EES 308: Oceanography (3)
Prerequisites (Desirable): All 100 and 200 level CHM, EES, MTH and PHY courses
Learning Objectives:
Exploration of modern oceans is done from a wide range of perspectives, economic to social, encompassing fisheries, transport, mapping/extraction of mineral/petroleum resources, CO2 sinks, sea level rise, Tsunami prediction, ocean acidification, and human impacts on the health of coastal ecosystems.

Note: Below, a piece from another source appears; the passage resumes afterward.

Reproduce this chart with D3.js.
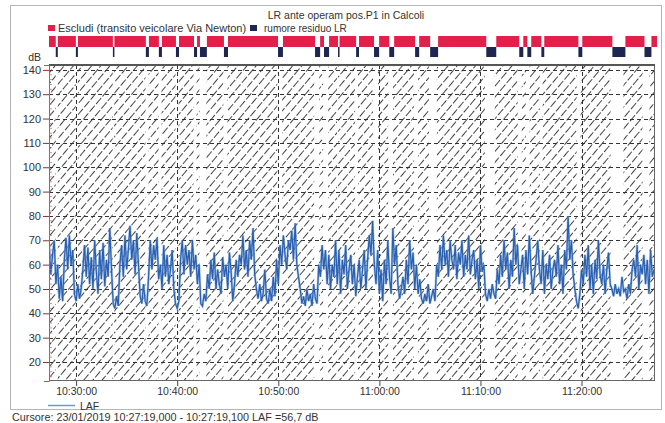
<!DOCTYPE html>
<html><head><meta charset="utf-8">
<script src="https://cdn.jsdelivr.net/npm/d3@7"></script>
<style>body{margin:0;background:#fff}svg{display:block;font-family:"Liberation Sans",Arial,sans-serif}</style>
</head><body><svg id="c" width="665" height="423"></svg>
<script>
// ---- data ----
const chartTitle = "LR ante operam pos.P1 in Calcoli";
const legendLabels = ["Escludi (transito veicolare Via Newton)", "rumore residuo LR"];
const yTicks = [20, 30, 40, 50, 60, 70, 80, 90, 100, 110, 120, 130, 140];
const xTickLabels = ["10:30:00", "10:40:00", "10:50:00", "11:00:00", "11:10:00", "11:20:00"];
const timeStart = "10:27:19";
const timeEnd = "11:27:16";
const lafStart = "10:27:20";
const lafStepSeconds = 10;
// "rumore residuo LR" intervals (outside them: "Escludi")
const residuoStart = ["10:27:59","10:29:58","10:33:37","10:36:52","10:38:09","10:39:50","10:41:37","10:42:12","10:44:34","10:49:54","10:53:33","10:54:26","10:55:49","10:57:36","10:59:22","11:00:52","11:03:25","11:04:54","11:10:26","11:13:41","11:14:29","11:15:52","11:19:31","11:22:52","11:26:02"];
const residuoEnd   = ["10:28:11","10:30:10","10:33:46","10:37:10","10:38:27","10:40:08","10:41:55","10:42:53","10:44:58","10:50:23","10:54:03","10:54:56","10:55:55","10:57:53","10:59:52","11:01:21","11:03:49","11:05:41","11:11:25","11:14:05","11:14:52","11:16:09","11:19:54","11:24:09","11:26:43"];
// LAF, one value every 10 s (dB)
const lafValues = [
68,56,64,70,52,60, 46,55,45,62,71,58, 72,60,66,48,45,52, 46,50,58,68,55,67, 52,63,50,70,57,48,
66,54,69,51,62,55, 75,58,44,42,47,43, 60,68,55,72,58,66, 76,62,70,56,73,60, 47,44,52,45,43,55,
70,58,68,62,71,54, 60,50,68,55,64,52, 58,66,50,44,42,45, 62,70,56,68,60,66, 55,70,58,64,52,60,
44,43,48,45,56,50, 62,54,65,50,58,52, 48,63,55,60,50,65, 57,45,52,62,55,64, 60,72,58,66,55,70,
62,75,56,50,46,52, 45,48,58,46,44,50, 45,55,47,62,52,68, 60,72,64,58,70,66, 74,62,77,60,55,50,
44,47,43,50,45,48, 43,52,46,44,60,55, 68,58,66,52,64,50, 60,55,70,52,66,48, 62,56,68,50,58,64,
52,60,47,55,62,50, 58,66,50,62,72,64, 78,60,52,66,48,58, 45,62,52,70,55,48, 75,60,68,52,46,50,
55,48,62,52,70,58, 65,50,60,48,54,46, 44,48,45,52,44,47, 50,45,60,55,68,58, 72,60,66,55,70,62,
58,68,54,65,60,70, 55,64,58,72,56,62, 66,54,62,50,68,57, 60,48,45,50,46,52, 48,46,58,52,64,55,
70,58,65,50,62,55, 75,60,68,52,58,64, 50,66,56,72,58,48, 55,62,70,58,52,66, 48,60,54,64,50,58,
62,55,68,52,60,48, 66,58,80,62,70,56, 50,45,42,48,58,52, 64,55,68,50,60,48, 62,54,70,56,52,60,
48,58,65,52,50,47, 52,48,50,47,55,49, 50,46,52,48,58,62, 55,68,50,60,56,64, 52,62,48,66,55,58
];
const cursorText = "Cursore: 23/01/2019 10:27:19,000 - 10:27:19,100  LAF =56,7 dB";

// ---- drawing ----
const svg = d3.select("#c");
const parse = d3.timeParse("%H:%M:%S");
const L = 49, R = 655, T = 65, B = 381;
const x = d3.scaleTime().domain([parse(timeStart), parse(timeEnd)]).range([L, R]);
const y = d3.scaleLinear().domain([12.2, 142]).range([B, T]);
const t0 = parse(lafStart);
const laf = lafValues.map((v, i) => ({t: new Date(t0.getTime() + i * lafStepSeconds * 1000), v}));
const gaps = residuoStart.map((s, i) => ({s: parse(s), e: parse(residuoEnd[i])}));

// outer frame
svg.append("rect").attr("x", 10.5).attr("y", 5.5).attr("width", 651).attr("height", 404)
  .attr("fill", "none").attr("stroke", "#b5b5b5");

// title
svg.append("text").attr("x", 346).attr("y", 19).attr("text-anchor", "middle")
  .attr("font-size", 10.5).attr("fill", "#333").text(chartTitle);

// legend
svg.append("rect").attr("x", 48).attr("y", 25).attr("width", 7).attr("height", 6).attr("fill", "#e3204a");
svg.append("text").attr("x", 58).attr("y", 32).attr("font-size", 11).attr("fill", "#333").text(legendLabels[0]);
svg.append("rect").attr("x", 250).attr("y", 25).attr("width", 7).attr("height", 6).attr("fill", "#1d2752");
svg.append("text").attr("x", 264).attr("y", 32).attr("font-size", 10).attr("fill", "#333").text(legendLabels[1]);

// band
const bandR = 657;
const xb = d3.scaleTime().domain(x.domain()).range([L, bandR]);
svg.append("rect").attr("x", L).attr("y", 36).attr("width", bandR - L).attr("height", 11).attr("fill", "#e3204a");
svg.append("g").selectAll("rect").data(gaps).join("rect")
  .attr("x", d => xb(d.s)).attr("width", d => Math.max(1.5, xb(d.e) - xb(d.s)))
  .attr("y", 36).attr("height", 11).attr("fill", "#fff");
svg.append("g").selectAll("rect").data(gaps).join("rect")
  .attr("x", d => xb(d.s)).attr("width", d => Math.max(1.5, xb(d.e) - xb(d.s)))
  .attr("y", 47).attr("height", 10).attr("fill", "#1d2752");

// hatch pattern
const defs = svg.append("defs");
const pat = defs.append("pattern").attr("id", "hatch").attr("patternUnits", "userSpaceOnUse")
  .attr("width", 7).attr("height", 20).attr("patternTransform", "rotate(40)");
pat.append("line").attr("x1", 0.5).attr("y1", 0).attr("x2", 0.5).attr("y2", 20)
  .attr("stroke", "#444").attr("stroke-width", 1).attr("stroke-dasharray", "8,2");
defs.append("clipPath").attr("id", "plotclip").append("rect")
  .attr("x", L).attr("y", T).attr("width", R - L).attr("height", B - T);

const plot = svg.append("g").attr("clip-path", "url(#plotclip)");
plot.append("rect").attr("x", L).attr("y", T).attr("width", R - L).attr("height", B - T).attr("fill", "url(#hatch)");
plot.append("g").selectAll("rect").data(gaps).join("rect")
  .attr("x", d => x(d.s)).attr("width", d => Math.max(1, x(d.e) - x(d.s)))
  .attr("y", T).attr("height", B - T).attr("fill", "#fff");

// gridlines
const xTicks = xTickLabels.map(parse);
plot.append("g").selectAll("line").data(yTicks).join("line")
  .attr("x1", L).attr("x2", R).attr("y1", d => Math.round(y(d)) + 0.5).attr("y2", d => Math.round(y(d)) + 0.5)
  .attr("stroke", "#333").attr("stroke-dasharray", "4,3");
plot.append("g").selectAll("line").data(xTicks).join("line")
  .attr("y1", T).attr("y2", B).attr("x1", d => Math.round(x(d)) + 0.5).attr("x2", d => Math.round(x(d)) + 0.5)
  .attr("stroke", "#333").attr("stroke-dasharray", "4,3");

// LAF line
const line = d3.line().x(d => x(d.t)).y(d => y(d.v));
plot.append("path").datum(laf).attr("d", line).attr("fill", "none")
  .attr("stroke", "#7aa5dc").attr("stroke-width", 2.4).attr("opacity", 0.65);
plot.append("path").datum(laf).attr("d", line).attr("fill", "none")
  .attr("stroke", "#2a5fb0").attr("stroke-width", 1.2);

// frame
svg.append("rect").attr("x", L + 0.5).attr("y", T + 0.5).attr("width", R - L - 1).attr("height", B - T - 1)
  .attr("fill", "none").attr("stroke", "#666");
svg.append("line").attr("x1", L).attr("x2", R).attr("y1", T).attr("y2", T).attr("stroke", "#555").attr("stroke-width", 2);

// y axis
const yAxis = d3.axisLeft(y).tickValues(yTicks).tickSize(5).tickPadding(3);
const ya = svg.append("g").attr("transform", `translate(${L},0)`).call(yAxis);
ya.select(".domain").attr("stroke", "#c8504a");
ya.selectAll(".tick line").attr("stroke", "#8a3030").attr("x2", -6);
ya.selectAll("text").attr("font-size", 11).attr("fill", "#333").attr("font-family", "Liberation Sans, Arial, sans-serif");
const minor = d3.range(14, 142, 2).filter(v => v % 10 !== 0);
svg.append("g").selectAll("line").data(minor).join("line")
  .attr("x1", L).attr("x2", L + 3).attr("y1", d => y(d)).attr("y2", d => y(d)).attr("stroke", "#d07070").attr("stroke-width", 0.8);
svg.append("text").attr("x", 41).attr("y", 61).attr("text-anchor", "end").attr("font-size", 10.5).attr("fill", "#333").text("dB");

// x axis
const xAxis = d3.axisBottom(x).tickValues(xTicks).tickFormat((d, i) => xTickLabels[i]).tickSize(5).tickPadding(2);
const xa = svg.append("g").attr("transform", `translate(0,${B})`).call(xAxis);
xa.select(".domain").remove();
xa.selectAll(".tick line").attr("stroke", "#444");
xa.selectAll("text").attr("font-size", 10.5).attr("fill", "#333").attr("font-family", "Liberation Sans, Arial, sans-serif");

// LAF legend
svg.append("line").attr("x1", 48).attr("x2", 75).attr("y1", 405.5).attr("y2", 405.5).attr("stroke", "#6a9bd8").attr("stroke-width", 1.5);
svg.append("text").attr("x", 80).attr("y", 410).attr("font-size", 10.5).attr("fill", "#333").text("LAF");

// cursor text
svg.append("text").attr("x", 12).attr("y", 421).attr("font-size", 10.8).attr("fill", "#333").text(cursorText);
</script></body></html>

The importance of orbital, climate, and environmental conditions on various Earth surface processes can be learnt from marine fossil, geochemical, and isotope records.
Course Contents:
Geological Oceanography:
Dimensions and morphological features of modern oceanic basins, and their time evolution in response of plate tectonics, continental ice cover and erosion; Dynamics of coastal environment and role of past sea level changes on its morphology; Marine sediments, their formation/degradation, types, spatial distribution and classification Roles of lysocline/CCD, productivity, monsoon, ocean circulation, and orbital controls on sedimentation; Types of measurements; Marine geophysical technology: natural gas and oil; Utilization geological archives.
Physical Oceanography:
General features of the ocean, Physical properties of seawater and their spatial distributions; Spatio-temporal scales and forcing mechanisms of oceanic motions; Conservation laws, Surface water circulation by wind stress, tides, waves, gyres etc.; Mixed layer depth; Coriolis force and geostrophic currents; Ekman transport and upwelling; Seasonal coastal and major currents in the Indian Ocean; Causes and frequency of Tsunami; Water mass formation, and global thermo-haline circulation; T–S plots; Heat budget of oceans; El Niño Southern Oscillations; Indian Ocean dipole; Measurement principles (including ocean acoustics) and their scientific applications.
Chemical Oceanography:
General chemistry and thermodynamics of seawater; Dissolved chemical constituents, their spatial distributions and measurements; Atmosphere–ocean coupling and exchange of gases; Henry’s law of gas solubility and its dependence on hydrographical properties of seawater; Penetration of anthropogenic CO2; Alkalinity and ocean acidification; pH scales; Organic matter degradation and redox reactions; Sources, sinks and internal cycling of various elements; Identification of oceanic processes using geochemical and isotope tracers.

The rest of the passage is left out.